Mimi, die einsam ist, und Rodolfo, der Maler, der sich gerne mit seinen Freunden herumtreibt, begegnen sich und verlieben sich.

Zweiter Akt. Die erste Liebe ist verflogen. Rodolfo hat sich bereits von Mimi abgewandt, ist wieder bei seinen Kumpanen. Mimi sucht und findet ihn und hört insgeheim, dass er ihnen erzählt, wie krank sie sei.

Letzter Akt. Tatsächlich ist Mimi an der Schwindsucht erkrankt. Das Paar findet wieder zusammen. Doch es gibt keine Rettung mehr.

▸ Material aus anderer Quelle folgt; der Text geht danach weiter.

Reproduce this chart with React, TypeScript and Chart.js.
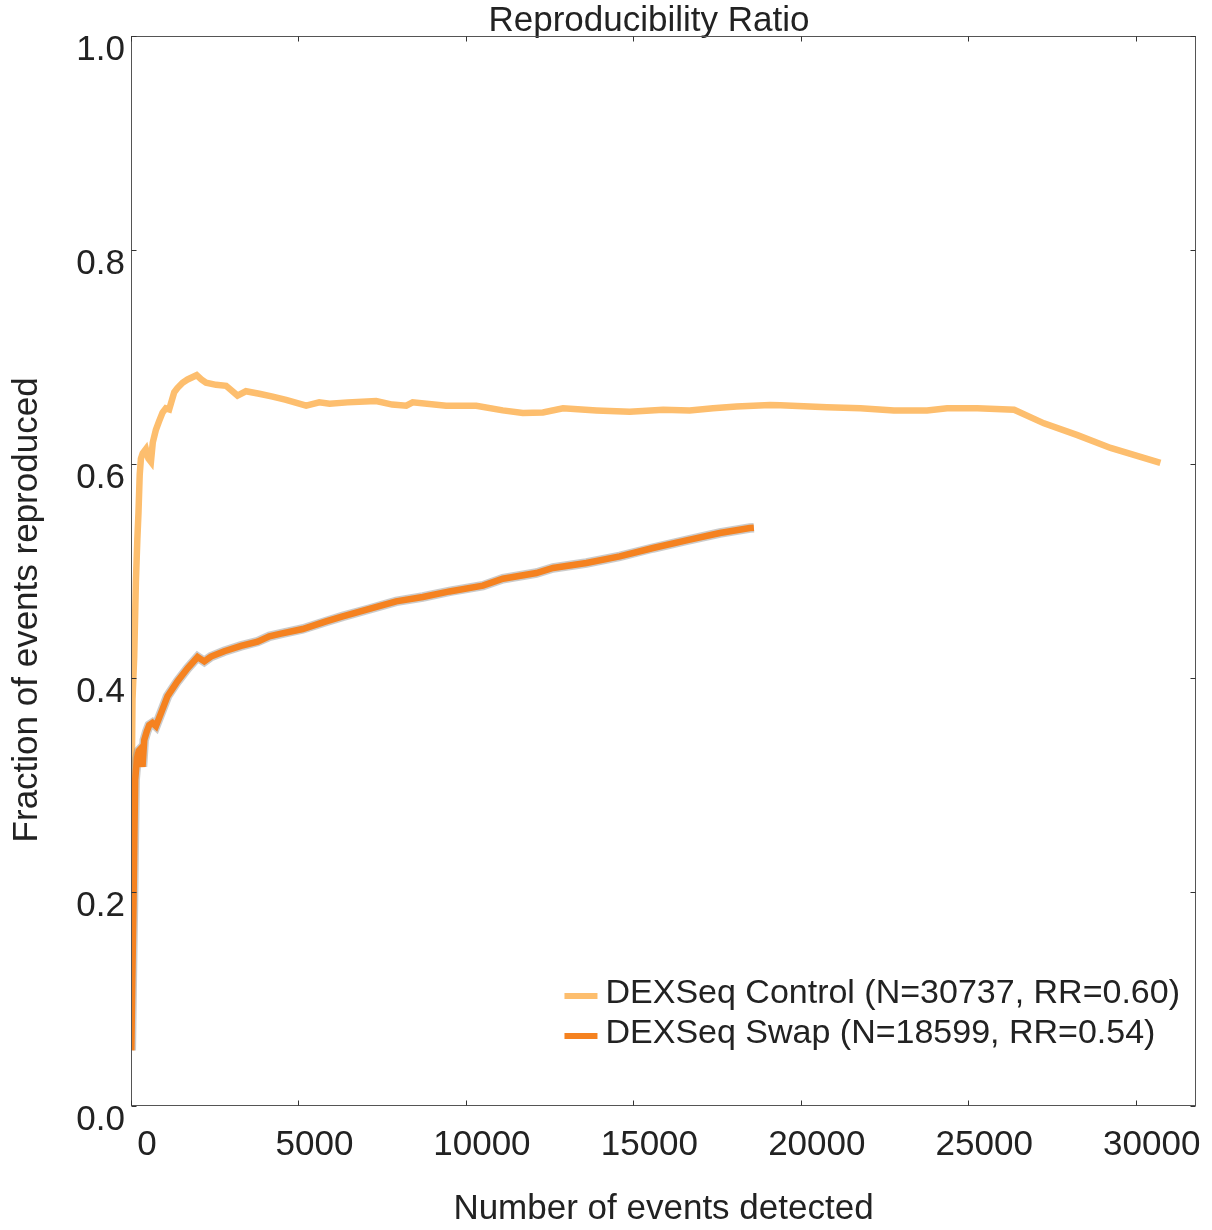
import React, { useEffect, useRef } from 'react';
import { Chart, registerables } from 'chart.js';

Chart.register(...registerables);

// ---- data ----
const controlX = [20, 45, 96, 146, 190, 224, 260, 296, 350, 445, 520, 595, 650, 744, 840, 942, 1040, 1140, 1290, 1385, 1540, 1690, 1960, 2100, 2240, 2540, 2840, 3180, 3430, 3830, 4230, 4630, 5230, 5620, 5930, 6470, 7320, 7800, 8220, 8410, 9410, 10310, 11100, 11700, 12300, 12900, 13900, 14890, 15890, 16680, 17380, 18080, 19080, 19390, 20780, 21780, 22780, 23770, 24370, 25270, 26370, 27260, 28260, 29250, 30737];
const controlY = [0.30, 0.38, 0.42, 0.49, 0.53, 0.555, 0.59, 0.605, 0.61, 0.614, 0.605, 0.602, 0.62, 0.632, 0.64, 0.648, 0.652, 0.651, 0.667, 0.671, 0.676, 0.679, 0.683, 0.679, 0.676, 0.674, 0.673, 0.664, 0.668, 0.6657, 0.663, 0.66, 0.6545, 0.6576, 0.6564, 0.6576, 0.6589, 0.6555, 0.6545, 0.6576, 0.6545, 0.6545, 0.6501, 0.6477, 0.6482, 0.652, 0.6501, 0.6489, 0.6507, 0.6501, 0.652, 0.6538, 0.6551, 0.655, 0.653, 0.652, 0.65, 0.65, 0.652, 0.652, 0.6507, 0.638, 0.627, 0.615, 0.601];

const swapX = [10, 40, 75, 100, 125, 180, 230, 290, 344, 395, 470, 544, 640, 744, 893, 1091, 1390, 1689, 1988, 2188, 2388, 2786, 3285, 3781, 4130, 4480, 5126, 5825, 6322, 7120, 7918, 8713, 9511, 10507, 11104, 12103, 12601, 13597, 14593, 15588, 16586, 17582, 18478, 18599];
const swapY = [0.052, 0.12, 0.19, 0.25, 0.305, 0.325, 0.332, 0.334, 0.317, 0.342, 0.35, 0.356, 0.358, 0.355, 0.367, 0.383, 0.397, 0.409, 0.4196, 0.4155, 0.42, 0.425, 0.43, 0.434, 0.4389, 0.4414, 0.4458, 0.4529, 0.4576, 0.4645, 0.4716, 0.4757, 0.4809, 0.4863, 0.4928, 0.4981, 0.5028, 0.5075, 0.5136, 0.5215, 0.5286, 0.5355, 0.5402, 0.5405];

const xTicks = [0, 5000, 10000, 15000, 20000, 25000, 30000];
const yTicks = [0, 0.2, 0.4, 0.6, 0.8, 1.0];
const xRange = [0, 31800];
const yRange = [0, 1];

const seriesLabels = ['DEXSeq Control (N=30737, RR=0.60)', 'DEXSeq Swap (N=18599, RR=0.54)'];
const seriesColors = ['#FDBE6E', '#F58220'];
const bandColor = 'rgba(140,140,140,0.45)';

const titleText = 'Reproducibility Ratio';
const xTitle = 'Number of events detected';
const yTitle = 'Fraction of events reproduced';

const FONT = '"Liberation Sans", Arial, Helvetica, sans-serif';
const TEXT = '#222222';

const framePlugin = {
  id: 'frame',
  afterDraw(chart: any) {
    const { ctx, chartArea: a, scales } = chart;
    ctx.save();
    ctx.strokeStyle = '#555555';
    ctx.lineWidth = 1;
    const L = Math.round(a.left) + 0.5;
    const R = Math.round(a.right) - 0.5;
    const T = Math.round(a.top) + 0.5;
    const B = Math.round(a.bottom) - 0.5;
    ctx.strokeRect(L, T, R - L, B - T);
    ctx.strokeStyle = '#333333';
    ctx.beginPath();
    for (const v of xTicks) {
      const px = Math.round(scales.x.getPixelForValue(v)) + 0.5;
      ctx.moveTo(px, B); ctx.lineTo(px, B - 5);
      ctx.moveTo(px, T); ctx.lineTo(px, T + 5);
    }
    for (const v of yTicks) {
      const py = Math.round(scales.y.getPixelForValue(v)) + 0.5;
      ctx.moveTo(L, py); ctx.lineTo(L + 5, py);
      ctx.moveTo(R, py); ctx.lineTo(R - 5, py);
    }
    ctx.stroke();

    // legend inside the plot, bottom right
    ctx.font = `34px ${FONT}`;
    ctx.textBaseline = 'middle';
    ctx.textAlign = 'left';
    const widths = seriesLabels.map((s) => ctx.measureText(s).width);
    const w = Math.max(...widths);
    const textX = a.right - 16 - w;
    const segR = textX - 8;
    const segL = segR - 33;
    const rowGap = 40;
    const lastY = a.bottom - 72;
    seriesLabels.forEach((label, i) => {
      const y = lastY - (seriesLabels.length - 1 - i) * rowGap;
      ctx.strokeStyle = seriesColors[i];
      ctx.lineWidth = 6;
      ctx.beginPath();
      ctx.moveTo(segL, y + 2);
      ctx.lineTo(segR, y + 2);
      ctx.stroke();
      ctx.fillStyle = TEXT;
      ctx.fillText(label, textX, y);
    });
    ctx.restore();
  },
};

export default function App() {
  const ref = useRef<HTMLCanvasElement | null>(null);

  useEffect(() => {
    document.body.style.margin = '0';
    const canvas = ref.current;
    if (!canvas) return;
    const toPts = (xs: number[], ys: number[]) => xs.map((x, i) => ({ x, y: ys[i] }));

    const chart = new Chart(canvas, {
      type: 'line',
      data: {
        datasets: [
          {
            label: seriesLabels[0],
            data: toPts(controlX, controlY),
            borderColor: seriesColors[0],
            borderWidth: 6.5,
            pointRadius: 0,
            tension: 0,
            order: 2,
          },
          {
            label: 'band',
            data: toPts(swapX, swapY),
            borderColor: bandColor,
            borderWidth: 9.5,
            pointRadius: 0,
            tension: 0,
            order: 1,
          },
          {
            label: seriesLabels[1],
            data: toPts(swapX, swapY),
            borderColor: seriesColors[1],
            borderWidth: 6.5,
            pointRadius: 0,
            tension: 0,
            order: 0,
          },
        ],
      },
      options: {
        responsive: false,
        animation: false,
        devicePixelRatio: 1,
        layout: { padding: { left: 0, right: 16, top: 0, bottom: 0 } },
        plugins: {
          legend: { display: false },
          tooltip: { enabled: false },
          title: {
            display: true,
            text: titleText + '   ',
            fullSize: false,
            color: TEXT,
            font: { family: FONT, size: 35, weight: 'normal', lineHeight: 1 },
            padding: { top: 4, bottom: -3 },
          },
        },
        scales: {
          x: {
            type: 'linear',
            min: xRange[0],
            max: xRange[1],
            grid: { display: false, drawTicks: false },
            border: { display: false },
            afterBuildTicks: (scale: any) => {
              scale.ticks = xTicks.map((v) => ({ value: v }));
            },
            afterFit: (scale: any) => {
              scale.height = 124;
            },
            ticks: {
              color: TEXT,
              font: { family: FONT, size: 35, lineHeight: 1 },
              padding: 22,
              labelOffset: 16,
              maxRotation: 0,
              autoSkip: false,
              callback: (v: any) => String(v),
            },
            title: {
              display: true,
              text: xTitle,
              color: TEXT,
              font: { family: FONT, size: 35, lineHeight: 1 },
              padding: { top: 0, bottom: 3 },
            },
          },
          y: {
            type: 'linear',
            min: yRange[0],
            max: yRange[1],
            grid: { display: false, drawTicks: false },
            border: { display: false },
            afterBuildTicks: (scale: any) => {
              scale.ticks = yTicks.map((v) => ({ value: v }));
            },
            afterFit: (scale: any) => {
              scale.width = 131;
            },
            ticks: {
              color: TEXT,
              font: { family: FONT, size: 35, lineHeight: 1 },
              padding: 6,
              labelOffset: 14,
              autoSkip: false,
              callback: (v: any) => Number(v).toFixed(1),
            },
            title: {
              display: true,
              text: yTitle + '        ',
              color: TEXT,
              font: { family: FONT, size: 35, lineHeight: 1 },
              padding: { top: 10, bottom: 0 },
            },
          },
        },
      },
      plugins: [framePlugin],
    } as any);

    return () => chart.destroy();
  }, []);

  return (
    <div style={{ width: 1212, height: 1230, background: '#ffffff' }}>
      <canvas ref={ref} width={1212} height={1230} style={{ display: 'block' }} />
    </div>
  );
}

Eins zu null für diejenigen, die es begrüßen, dass die Oper im Ambiente der Zeit belassen wurde. Weniger gut für diejenigen, die Inszenierungen nur noch in modernem Gewand wollen. Das Überpathetische der Handlung liegt an der Epoche, das muss man hinnehmen.

Die Hauptsache an dem Ganzen: die absolut wundervollen Stimmen der Anna Netrebko und des Rolando Villazón. Die Stimmgewalt, die geschmeidige Intonation, die Klarheit der Stimmen und das sichere Liebes- und Nostalgiegefühl, aus dem heraus hier gesungen wird, dürfte nicht leicht zu übertreffen sein. Was nicht bedeutet, dass nicht auch die übrigen Mitwirkenden ihr Bestes gaben, einschließlich des Symphonieorchesters des Bayerischen Rundfunks und seines Dirigenten.